== DATA SHOWN ==

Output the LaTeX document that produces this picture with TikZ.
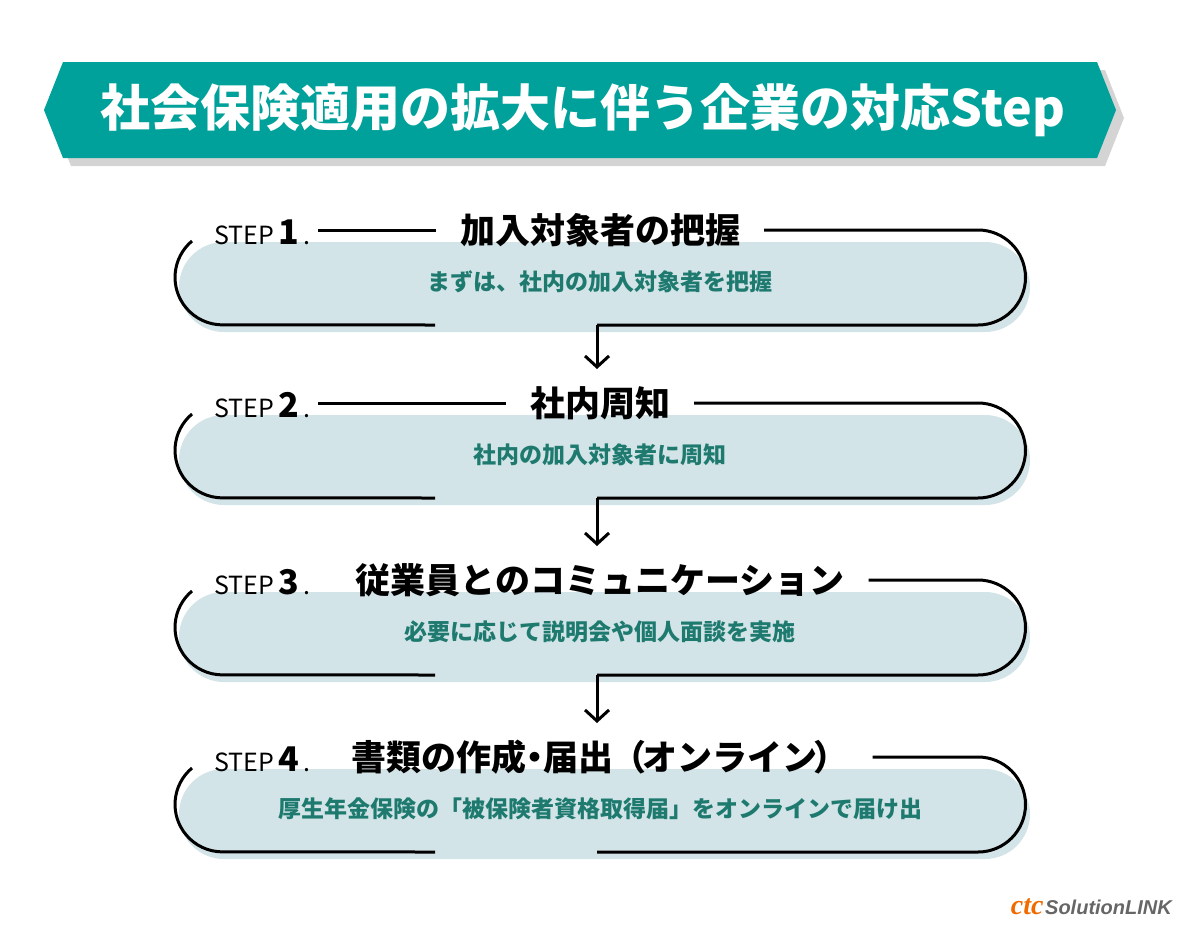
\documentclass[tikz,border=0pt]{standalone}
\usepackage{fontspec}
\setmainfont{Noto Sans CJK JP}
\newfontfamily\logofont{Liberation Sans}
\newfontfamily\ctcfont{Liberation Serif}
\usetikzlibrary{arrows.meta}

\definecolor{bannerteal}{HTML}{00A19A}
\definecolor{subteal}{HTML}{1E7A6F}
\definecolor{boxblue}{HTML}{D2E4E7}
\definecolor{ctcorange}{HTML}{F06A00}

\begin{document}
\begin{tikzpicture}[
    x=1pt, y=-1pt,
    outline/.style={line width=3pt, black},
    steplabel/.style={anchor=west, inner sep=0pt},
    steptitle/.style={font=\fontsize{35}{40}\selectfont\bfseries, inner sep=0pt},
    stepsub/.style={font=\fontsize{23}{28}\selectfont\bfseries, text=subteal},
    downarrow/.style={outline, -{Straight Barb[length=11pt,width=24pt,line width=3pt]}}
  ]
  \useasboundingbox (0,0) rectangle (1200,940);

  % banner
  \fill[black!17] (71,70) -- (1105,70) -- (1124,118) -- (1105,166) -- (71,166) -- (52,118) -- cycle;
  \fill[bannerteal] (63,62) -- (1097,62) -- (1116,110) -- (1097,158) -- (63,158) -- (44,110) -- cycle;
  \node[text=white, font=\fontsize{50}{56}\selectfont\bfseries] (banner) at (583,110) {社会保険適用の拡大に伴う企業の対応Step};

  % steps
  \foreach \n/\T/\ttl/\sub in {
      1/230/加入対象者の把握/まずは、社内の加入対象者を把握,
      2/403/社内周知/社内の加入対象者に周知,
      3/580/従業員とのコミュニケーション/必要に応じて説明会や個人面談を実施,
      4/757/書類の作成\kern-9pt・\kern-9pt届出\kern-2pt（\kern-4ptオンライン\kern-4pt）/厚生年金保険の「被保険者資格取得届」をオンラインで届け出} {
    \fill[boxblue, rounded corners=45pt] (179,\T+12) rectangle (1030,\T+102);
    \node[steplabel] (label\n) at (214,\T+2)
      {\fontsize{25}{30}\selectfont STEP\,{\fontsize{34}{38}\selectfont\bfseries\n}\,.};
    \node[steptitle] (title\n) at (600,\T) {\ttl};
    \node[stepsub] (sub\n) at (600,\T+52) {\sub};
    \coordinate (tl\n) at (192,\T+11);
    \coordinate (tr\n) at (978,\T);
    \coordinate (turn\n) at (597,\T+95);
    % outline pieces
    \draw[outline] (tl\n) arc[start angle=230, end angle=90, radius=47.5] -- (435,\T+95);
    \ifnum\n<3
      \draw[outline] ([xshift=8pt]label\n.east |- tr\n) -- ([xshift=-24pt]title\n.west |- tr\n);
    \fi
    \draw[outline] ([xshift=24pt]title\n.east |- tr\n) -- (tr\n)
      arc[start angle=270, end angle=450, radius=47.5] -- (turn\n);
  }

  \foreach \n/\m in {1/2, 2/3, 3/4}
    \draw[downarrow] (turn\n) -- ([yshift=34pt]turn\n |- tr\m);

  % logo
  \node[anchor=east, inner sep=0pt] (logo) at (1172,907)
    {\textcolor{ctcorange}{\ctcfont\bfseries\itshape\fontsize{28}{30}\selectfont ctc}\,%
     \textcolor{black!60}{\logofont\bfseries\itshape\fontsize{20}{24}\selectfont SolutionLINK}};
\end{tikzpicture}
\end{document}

== DESCRIPTION OF THE TASK ==
Omit the pictures and output all of the other material exactly.

== TASK OUTPUT ==
Output the LaTeX document that produces this picture with TikZ.
\documentclass[tikz,border=0pt]{standalone}
\usepackage{fontspec}
\setmainfont{Noto Sans CJK JP}
\newfontfamily\logofont{Liberation Sans}
\newfontfamily\ctcfont{Liberation Serif}
\usetikzlibrary{arrows.meta}

\definecolor{bannerteal}{HTML}{00A19A}
\definecolor{subteal}{HTML}{1E7A6F}
\definecolor{boxblue}{HTML}{D2E4E7}
\definecolor{ctcorange}{HTML}{F06A00}

\begin{document}
\begin{tikzpicture}[
    x=1pt, y=-1pt,
    outline/.style={line width=3pt, black},
    steplabel/.style={anchor=west, inner sep=0pt},
    steptitle/.style={font=\fontsize{35}{40}\selectfont\bfseries, inner sep=0pt},
    stepsub/.style={font=\fontsize{23}{28}\selectfont\bfseries, text=subteal},
    downarrow/.style={outline, -{Straight Barb[length=11pt,width=24pt,line width=3pt]}}
  ]
  \useasboundingbox (0,0) rectangle (1200,940);

  % banner
  \fill[black!17] (71,70) -- (1105,70) -- (1124,118) -- (1105,166) -- (71,166) -- (52,118) -- cycle;
  \fill[bannerteal] (63,62) -- (1097,62) -- (1116,110) -- (1097,158) -- (63,158) -- (44,110) -- cycle;
  \node[text=white, font=\fontsize{50}{56}\selectfont\bfseries] (banner) at (583,110) {社会保険適用の拡大に伴う企業の対応Step};

  % steps
  \foreach \n/\T/\ttl/\sub in {
      1/230/加入対象者の把握/まずは、社内の加入対象者を把握,
      2/403/社内周知/社内の加入対象者に周知,
      3/580/従業員とのコミュニケーション/必要に応じて説明会や個人面談を実施,
      4/757/書類の作成\kern-9pt・\kern-9pt届出\kern-2pt（\kern-4ptオンライン\kern-4pt）/厚生年金保険の「被保険者資格取得届」をオンラインで届け出} {
    \fill[boxblue, rounded corners=45pt] (179,\T+12) rectangle (1030,\T+102);
    \node[steplabel] (label\n) at (214,\T+2)
      {\fontsize{25}{30}\selectfont STEP\,{\fontsize{34}{38}\selectfont\bfseries\n}\,.};
    \node[steptitle] (title\n) at (600,\T) {\ttl};
    \node[stepsub] (sub\n) at (600,\T+52) {\sub};
    \coordinate (tl\n) at (192,\T+11);
    \coordinate (tr\n) at (978,\T);
    \coordinate (turn\n) at (597,\T+95);
    % outline pieces
    \draw[outline] (tl\n) arc[start angle=230, end angle=90, radius=47.5] -- (435,\T+95);
    \ifnum\n<3
      \draw[outline] ([xshift=8pt]label\n.east |- tr\n) -- ([xshift=-24pt]title\n.west |- tr\n);
    \fi
    \draw[outline] ([xshift=24pt]title\n.east |- tr\n) -- (tr\n)
      arc[start angle=270, end angle=450, radius=47.5] -- (turn\n);
  }

  \foreach \n/\m in {1/2, 2/3, 3/4}
    \draw[downarrow] (turn\n) -- ([yshift=34pt]turn\n |- tr\m);

  % logo
  \node[anchor=east, inner sep=0pt] (logo) at (1172,907)
    {\textcolor{ctcorange}{\ctcfont\bfseries\itshape\fontsize{28}{30}\selectfont ctc}\,%
     \textcolor{black!60}{\logofont\bfseries\itshape\fontsize{20}{24}\selectfont SolutionLINK}};
\end{tikzpicture}
\end{document}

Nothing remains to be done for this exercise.